Julian Barbour’s solution to the problem of time in physics and cosmology is as simply stated as it is radical: there is no such thing as time. 3 “If you try to get your hands on time, it’s always slipping through your fingers,” says Barbour. “People are sure time is there, but they can’t get hold of it. My feeling is that they can’t get hold of it because it isn’t there at all.”
As a nonfiction reader, I can’t be sufficiently grateful for having read this book. Frank instantly wins my respect by beginning with biology and our evolutionary history:
A Paleolithic farmer moved through his day and experienced time in a radically different way than did a merchant living in the great city of Babylon. The human encounter with time is fluid and malleable. It can and will change again.

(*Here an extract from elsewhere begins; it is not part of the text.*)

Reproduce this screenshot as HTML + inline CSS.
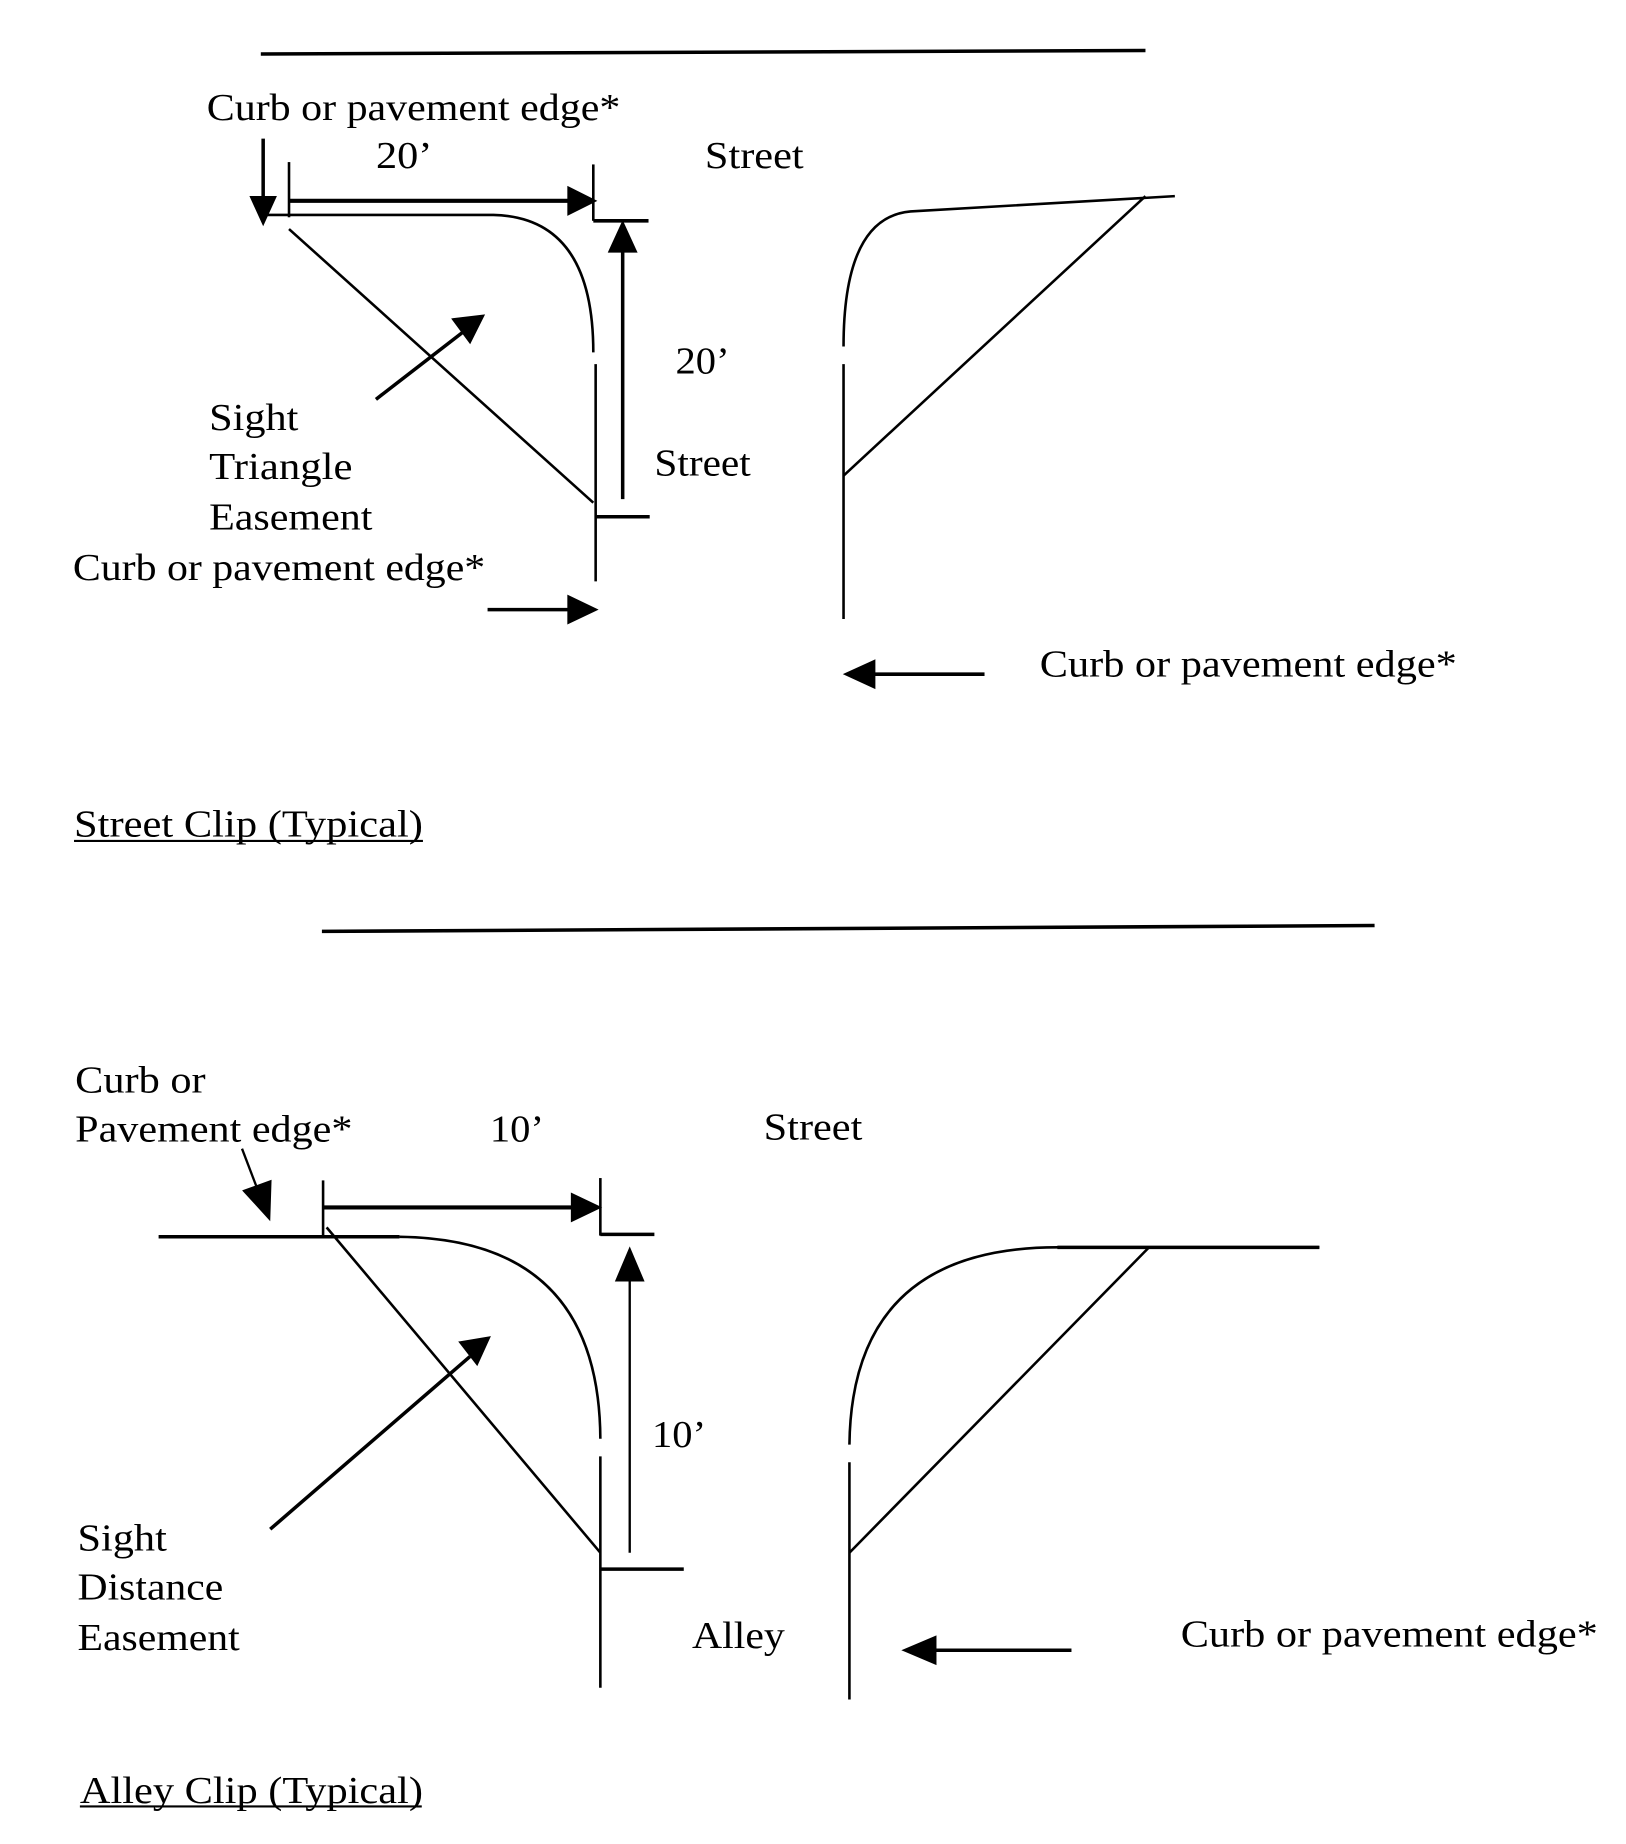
<!DOCTYPE html>
<html><head><style>html,body{margin:0;padding:0;background:#fff;}svg{display:block}</style></head>
<body>
<svg width="1626" height="1844" viewBox="0 0 1384 1570" preserveAspectRatio="none" xmlns="http://www.w3.org/2000/svg">
<g fill="none" stroke="#000" stroke-width="2.2">
<line x1="222" y1="46" x2="975" y2="43" stroke-width="3"/>
<line x1="224" y1="118" x2="224" y2="175" stroke-width="3"/>
<path d="M214,168 L224,190 L234,168 Z" fill="#000"/>
<line x1="246" y1="138" x2="246" y2="185"/>
<line x1="246" y1="171" x2="488" y2="171" stroke-width="3.5"/>
<path d="M484,160 L506,171 L484,182 Z" fill="#000"/>
<line x1="505" y1="140" x2="505" y2="188"/>
<line x1="505" y1="188" x2="552" y2="188" stroke-width="3"/>
<path d="M224,183 L420,183 Q505,185 505,300"/>
<line x1="507" y1="310" x2="507" y2="495"/>
<line x1="246" y1="195" x2="505" y2="428"/>
<line x1="507" y1="440" x2="553" y2="440" stroke-width="3"/>
<line x1="530" y1="425" x2="530" y2="210" stroke-width="3"/>
<path d="M519,214 L530,190 L541,214 Z" fill="#000"/>
<line x1="320" y1="340" x2="395" y2="282" stroke-width="3"/>
<path d="M386,272 L411,269 L400,291 Z" fill="#000"/>
<line x1="415" y1="519" x2="488" y2="519" stroke-width="3"/>
<path d="M484,508 L507,519 L484,530 Z" fill="#000"/>
<line x1="718" y1="527" x2="718" y2="310"/>
<path d="M718,295 Q718,185 775,180 L1000,167"/>
<line x1="718" y1="405" x2="975" y2="167"/>
<line x1="838" y1="574" x2="740" y2="574" stroke-width="3"/>
<path d="M744,563 L720,574 L744,585 Z" fill="#000"/>
<line x1="63" y1="716" x2="360" y2="716" stroke-width="1.8"/>
<line x1="274" y1="793" x2="1170" y2="788" stroke-width="3"/>
<line x1="206" y1="978" x2="222" y2="1020" stroke-width="2"/>
<path d="M208,1014 L229,1037 L230,1006 Z" fill="#000"/>
<line x1="275" y1="1005" x2="275" y2="1052"/>
<line x1="275" y1="1028" x2="492" y2="1028" stroke-width="3.5"/>
<path d="M487,1017 L510,1028 L487,1039 Z" fill="#000"/>
<line x1="511" y1="1003" x2="511" y2="1052"/>
<line x1="511" y1="1051" x2="557" y2="1051" stroke-width="3"/>
<line x1="135" y1="1053" x2="340" y2="1053" stroke-width="3"/>
<path d="M340,1053 Q510,1055 511,1225"/>
<line x1="511" y1="1240" x2="511" y2="1437"/>
<line x1="278" y1="1045" x2="511" y2="1322"/>
<line x1="511" y1="1336" x2="582" y2="1336" stroke-width="3"/>
<line x1="536" y1="1322" x2="536" y2="1088" stroke-width="2"/>
<path d="M525,1090 L536,1064 L547,1090 Z" fill="#000"/>
<line x1="230" y1="1302" x2="400" y2="1155" stroke-width="3"/>
<path d="M392,1143 L416,1139 L406,1161 Z" fill="#000"/>
<line x1="723" y1="1447" x2="723" y2="1245"/>
<path d="M723,1230 Q725,1062 900,1062 L1123,1062"/>
<line x1="900" y1="1062" x2="1123" y2="1062" stroke-width="3"/>
<line x1="723" y1="1322" x2="978" y2="1062"/>
<line x1="912" y1="1405" x2="792" y2="1405" stroke-width="3"/>
<path d="M796,1394 L770,1405 L796,1416 Z" fill="#000"/>
<line x1="68" y1="1538" x2="359" y2="1538" stroke-width="1.8"/>
</g>
<g font-family="Liberation Serif, serif" font-size="32" fill="#000" lengthAdjust="spacingAndGlyphs">
<text x="176" y="102" textLength="352" lengthAdjust="spacingAndGlyphs">Curb or pavement edge*</text>
<text x="320" y="143" textLength="48" lengthAdjust="spacingAndGlyphs">20’</text>
<text x="600" y="143" textLength="84" lengthAdjust="spacingAndGlyphs">Street</text>
<text x="575" y="318" textLength="46" lengthAdjust="spacingAndGlyphs">20’</text>
<text x="557" y="405" textLength="82" lengthAdjust="spacingAndGlyphs">Street</text>
<text x="178" y="366" textLength="76" lengthAdjust="spacingAndGlyphs">Sight</text>
<text x="178" y="408" textLength="122" lengthAdjust="spacingAndGlyphs">Triangle</text>
<text x="178" y="451" textLength="139" lengthAdjust="spacingAndGlyphs">Easement</text>
<text x="62" y="494" textLength="351" lengthAdjust="spacingAndGlyphs">Curb or pavement edge*</text>
<text x="885" y="576" textLength="355" lengthAdjust="spacingAndGlyphs">Curb or pavement edge*</text>
<text x="63" y="712" textLength="297" lengthAdjust="spacingAndGlyphs">Street Clip (Typical)</text>
<text x="64" y="930" textLength="111" lengthAdjust="spacingAndGlyphs">Curb or</text>
<text x="64" y="972" textLength="236" lengthAdjust="spacingAndGlyphs">Pavement edge*</text>
<text x="417" y="972" textLength="46" lengthAdjust="spacingAndGlyphs">10’</text>
<text x="650" y="970" textLength="84" lengthAdjust="spacingAndGlyphs">Street</text>
<text x="555" y="1232" textLength="46" lengthAdjust="spacingAndGlyphs">10’</text>
<text x="66" y="1320" textLength="76" lengthAdjust="spacingAndGlyphs">Sight</text>
<text x="66" y="1362" textLength="124" lengthAdjust="spacingAndGlyphs">Distance</text>
<text x="66" y="1405" textLength="138" lengthAdjust="spacingAndGlyphs">Easement</text>
<text x="589" y="1403" textLength="79" lengthAdjust="spacingAndGlyphs">Alley</text>
<text x="1005" y="1402" textLength="355" lengthAdjust="spacingAndGlyphs">Curb or pavement edge*</text>
<text x="68" y="1535" textLength="292" lengthAdjust="spacingAndGlyphs">Alley Clip (Typical)</text>
</g>
</svg>
</body></html>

Indeed. He describes a bit of the “flow” of time of the hunger-gatherers – though not nearly in the daily detail as in Homo Sapiens, but as a complimentary time-based perspective to those chapters – and moves on from there. He notes how agriculture changed us, of course, moving from active lives outside to life farming, with less physical activity, a smaller or more limited view of the night sky, and more.
He gives a brief history of astronomical and cosmological developments, describing, ironically, how at the same time in history we developed the ability to look more deeply at the stars in the night sky, we developed the technology that led to us blocking out the night sky completely. And thus, as we stopped looking up and wondering we ceased to meditate naturally: looking up at the stars and pondering moved from a pleasure for the masses to a fringe activity by amateurs and professional scientists.
Later, here is one of the first places I heard of “first sleep,” as opposed to having the “second sleep” and a break in between the two.
He describes electricity and its influence on our conception of time, of course, but then he gives a specific, detailed example of a radical transformation of our lives: the washing machine. Here is a device which single handedly reduced the workload of women from perhaps entire days (or more) in their week to less than an hour of total work – a device which freed amazing amounts of time for women, and probably allowed the women’s rights revolution. One single device – other than the general development of electricity, I can think of nothing so similar as the smartphone, and even then, no one has shown me that this directly makes us more productive simply by providing access to information.
If the washing machine gave us time, the smartphone gives us information and connects us to ideas, spreading them faster. But that does not inherently make it as important – or beneficial, I would argue – as the former.
Frank describes how time zones and town clocks changed our perception of time, as did trains and eventually undersea cables. Later he mentions concepts like relativity and quantum mechanics. In the latter chapters, he has an example of a person on Mars “plugging in” to time which hops from nanosecond to nanosecond, rapidly, with electronic apparatuses helping the brain to keep pace.
He closes with a description of the multiverse theory, how oil has so much energy it has changed our world with the automation provided by electricity, and by saying, “Human beings build universes, and universes support human beings.”
With electric power running appliances, each family had the equivalent of a small army of servants doing their vacuuming and their sewing, preserving their food, washing their dishes and of course cleaning and drying their clothes.
The simple act of walking down the street and calling a friend to check in is as profound and radical a shift in the experience, use and conception of time as anything that passed before, from the Neolithic to the industrial revolution.
(If I ever want to review physical concepts like relativity, quantum physics, time dilation, radioactive decay, or the like, these highlights are worth reviewing.)
Thus from the era of myth to the era of the Greeks we can see a finite set of questions emerge that would come to guide nearly all future debate and future cosmological imaginings.
Question 1: Is there a universe or a multiverse? Is what we see, all the stars and galaxies, all there is to the universe? Are there other collections of matter we can’t see? Are there other universes with laws that differ from our own?
Question 2: Is space infinite or bounded? Does space extend forever? Does it have a boundary? If so, what lies beyond the boundary?
Question 3: Does space exist by itself? Is a true vacuum possible, or does space exist only relative to the matter that fills it? Would space exist in a universe without matter?
Question 4: Does time exist by itself? Is time a real property of the universe? Or does it exist only relative to changes in matter? Would time exist in a universe without matter?
Question 5: Does the universe have a beginning and/or an ending in time? Did the universe come into being? Will it come to an end? If so, what came before and what will come after? If the universe is eternal, how is such a thing possible?